Lors de la réception définitive (procès-verbal du 13 juillet 1978) ont été levées les réserves faites lors de la réception provisoire, sauf en ce qui concerne la chape d´étanchéité (AD Ain, 178W 33, Groslée, Sous-dossier 2).
"L'étude de son renforcement se fit au moment où Pechiney [groupe industriel français produisant de l'aluminium], à la suite des Canadiens, s'intéressa au marché des ponts.
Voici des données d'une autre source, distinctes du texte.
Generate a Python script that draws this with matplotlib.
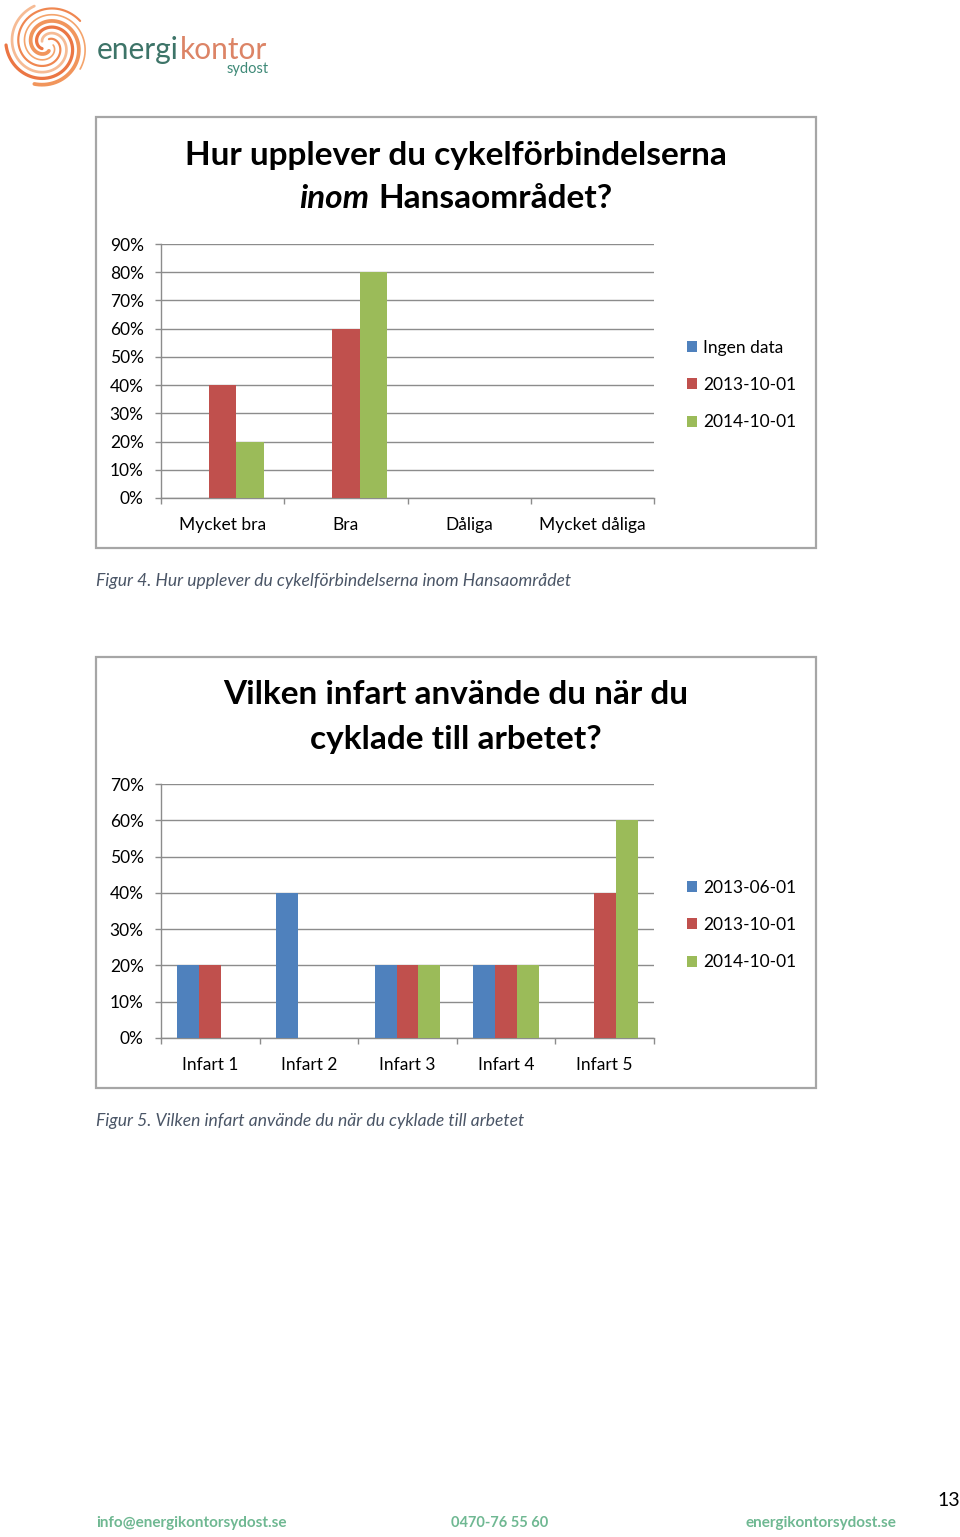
import numpy as np
import matplotlib
matplotlib.use("Agg")
import matplotlib.pyplot as plt
from matplotlib.patches import Rectangle

plt.rcParams['font.family'] = ['Lato', 'DejaVu Sans']

W, H = 960, 1537
fig = plt.figure(figsize=(W / 100, H / 100), dpi=100)
fig.patch.set_facecolor('white')
renderer = fig.canvas.get_renderer()

def fx(x):
    return x / W

def fy(y):
    return 1 - y / H

def rect(x0, y0, x1, y1):
    return [fx(x0), fy(y1), (x1 - x0) / W, (y1 - y0) / H]

def text_width(t):
    return t.get_window_extent(renderer=renderer).width

# ---------------- data ----------------
c1_categories = ["Mycket bra", "Bra", "Dåliga", "Mycket dåliga"]
c1_series = ["Ingen data", "2013-10-01", "2014-10-01"]
c1_ingen = [0.0, 0.0, 0.0, 0.0]
c1_2013 = [0.40, 0.60, 0.0, 0.0]
c1_2014 = [0.20, 0.80, 0.0, 0.0]
c1_ticks = [0.0, 0.1, 0.2, 0.3, 0.4, 0.5, 0.6, 0.7, 0.8, 0.9]

c2_categories = ["Infart 1", "Infart 2", "Infart 3", "Infart 4", "Infart 5"]
c2_series = ["2013-06-01", "2013-10-01", "2014-10-01"]
c2_2013_06 = [0.20, 0.40, 0.20, 0.20, 0.0]
c2_2013_10 = [0.20, 0.0, 0.20, 0.20, 0.40]
c2_2014_10 = [0.0, 0.0, 0.20, 0.20, 0.60]
c2_ticks = [0.0, 0.1, 0.2, 0.3, 0.4, 0.5, 0.6, 0.7]

colors = ["#4F81BD", "#C0504D", "#9BBB59"]
grid_c = "#8c8c8c"
frame_c = "#a6a6a6"


def draw_chart(rect_px, cats, series_vals, series_names, ticks, legend_y):
    ax = fig.add_axes(rect(*rect_px))
    n = len(cats)
    x = np.arange(n)
    w = 1 / 4.5
    for i, (vals, name) in enumerate(zip(series_vals, series_names)):
        ax.bar(x + (i - 1) * w, vals, width=w, color=colors[i], label=name, zorder=3)
    ax.set_xlim(-0.5, n - 0.5)
    ax.set_ylim(0, ticks[-1])
    ax.set_yticks(ticks)
    ax.set_yticklabels([f"{int(round(t * 100))}%" for t in ticks])
    ax.set_xticks(x)
    ax.set_xticklabels(cats)
    ax.set_xticks(np.arange(n + 1) - 0.5, minor=True)
    ax.tick_params(axis='x', which='major', length=0, pad=14, labelsize=12.5)
    ax.tick_params(axis='x', which='minor', length=4.5, width=1, color=grid_c, direction='out')
    ax.tick_params(axis='y', length=4.5, width=1, color=grid_c, direction='out', pad=8, labelsize=12.5)
    ax.yaxis.grid(True, color=grid_c, linewidth=1, zorder=0)
    ax.set_axisbelow(True)
    for s in ['top', 'right']:
        ax.spines[s].set_visible(False)
    for s in ['left', 'bottom']:
        ax.spines[s].set_color(grid_c)
        ax.spines[s].set_linewidth(1)
    handles, labels = ax.get_legend_handles_labels()
    fig.legend(handles, labels, loc='center left',
               bbox_to_anchor=(fx(680), fy(legend_y)), frameon=False,
               fontsize=12.5, handlelength=0.6, handleheight=0.6,
               handletextpad=0.35, labelspacing=1.22, borderaxespad=0)
    return ax


# frames
for (x0, y0, x1, y1) in [(96, 117, 816, 548), (96, 657, 816, 1088)]:
    fig.patches.append(Rectangle((fx(x0), fy(y1)), (x1 - x0) / W, (y1 - y0) / H,
                                 transform=fig.transFigure, fill=False,
                                 edgecolor=frame_c, linewidth=1.6))

draw_chart((161, 244, 654, 498), c1_categories, [c1_ingen, c1_2013, c1_2014],
           c1_series, c1_ticks, 385)
draw_chart((161, 784, 654, 1038), c2_categories, [c2_2013_06, c2_2013_10, c2_2014_10],
           c2_series, c2_ticks, 925)

# titles
tsize = 24
fig.text(fx(456), fy(155), "Hur upplever du cykelförbindelserna", ha='center', va='center',
         fontsize=tsize, fontweight='bold')
t_inom = fig.text(0, fy(198), "inom", ha='left', va='center', fontsize=tsize,
                  fontweight='bold', fontstyle='italic')
t_hansa = fig.text(0, fy(198), "Hansaområdet?", ha='left', va='center', fontsize=tsize,
                   fontweight='bold')
w1, w2, gap = text_width(t_inom), text_width(t_hansa), 9
start = 456 - (w1 + gap + w2) / 2
t_inom.set_x(fx(start))
t_hansa.set_x(fx(start + w1 + gap))
fig.text(fx(456), fy(695), "Vilken infart använde du när du", ha='center', va='center',
         fontsize=tsize, fontweight='bold')
fig.text(fx(456), fy(739), "cyklade till arbetet?", ha='center', va='center',
         fontsize=tsize, fontweight='bold')

# captions
cap_c = "#4a5566"
fig.text(fx(96), fy(581), "Figur 4. Hur upplever du cykelförbindelserna inom Hansaområdet",
         ha='left', va='center', fontsize=12.6, fontstyle='italic', color=cap_c)
fig.text(fx(96), fy(1121), "Figur 5. Vilken infart använde du när du cyklade till arbetet",
         ha='left', va='center', fontsize=12.6, fontstyle='italic', color=cap_c)

# footer
foot_c = "#6fb892"
fig.text(fx(96), fy(1523), "info@energikontorsydost.se", ha='left', va='center',
         fontsize=11, fontweight='bold', color=foot_c)
fig.text(fx(451), fy(1523), "0470-76 55 60", ha='left', va='center',
         fontsize=10.5, fontweight='bold', color=foot_c)
fig.text(fx(896), fy(1523), "energikontorsydost.se", ha='right', va='center',
         fontsize=11, fontweight='bold', color=foot_c)
fig.text(fx(960), fy(1500), "13", ha='right', va='center', fontsize=14, color='black')

# logo
lax = fig.add_axes(rect(2, 2, 92, 88))
lax.set_xlim(-1.05, 1.05)
lax.set_ylim(-1.05, 1.05)
lax.set_aspect('equal')
lax.axis('off')
t = np.linspace(0, 2.2 * np.pi, 300)
spiral_cols = ["#f39a5c", "#ee7a3e", "#f5b48a", "#e9672f", "#f08a4a"]
for k in range(5):
    r = 0.15 + 0.85 * t / t[-1]
    ang = -t + k * 2 * np.pi / 5
    lax.plot(r * np.cos(ang), r * np.sin(ang), color=spiral_cols[k],
             linewidth=1.2 + 1.5 * k / 4, solid_capstyle='round', alpha=0.9)

t_en = fig.text(fx(97), fy(50), "energi", ha='left', va='center', fontsize=21.5,
                fontweight='normal', color="#3d7468")
t_ko = fig.text(0, fy(50), "kontor", ha='left', va='center', fontsize=21.5,
                fontweight='normal', color="#dc8466")
t_ko.set_x(fx(97 + text_width(t_en) + 1))
fig.text(fx(269), fy(69), "sydost", ha='right', va='center', fontsize=10.5,
         color="#3f8a78")

fig.savefig("out.png", dpi=100, facecolor='white')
Le pont de Groslée est devenu un témoin rare d'usage d'aluminium, les métallurgistes de l'aluminium ayant abandonné les ponts" (MARREY, 2004, p. 92).
2. DESCRIPTION
Le pont de Groslée est un pont suspendu à travée unique de 174 m (177,20 m selon les sources) de portée.
Les massifs d'ancrage, les culées et les pylônes sont en maçonnerie (pierre de taille).
L'ancien ouvrage était à tablier métallique en acier, platelage en bois et suspension en fil de fer.
Depuis la réfection de 1977, qui n'a pas affecté l'aspect général de l'ouvrage d'art, le tablier offre une structure mixte à charpente d'alliages d'aluminium, du type poutres treillis et entretoises sous chaussée, et dalle en béton de granulats légers. Sa hauteur hors tout, dalle comprise, est de 2,60 m. Il porte une voie de circulation de 5 m de large et deux trottoirs de 0,90 m, soit 6,80 m entre les garde-corps.
La structure est entièrement boulonnée.
Chaque nappe de câbles est constituée par quatre câbles porteurs - continus d´un ancrage à un autre - de 9 mm de diamètre composés d'un monotoron en fils ronds galvanisés, recouvert d'une couche de fils Z en acier galvanisé et d'une dernière couche de fils Z en acier inoxydable. Les suspentes sont constituées par des monotorons en acier inoxydable .
(AD Ain, 178W 33, Groslée, Sous-dossier 2 ; Bulletin AFPC, p. 293-294 et Le savoir-faire français en matière d'ouvrages d'art, p. 328-329).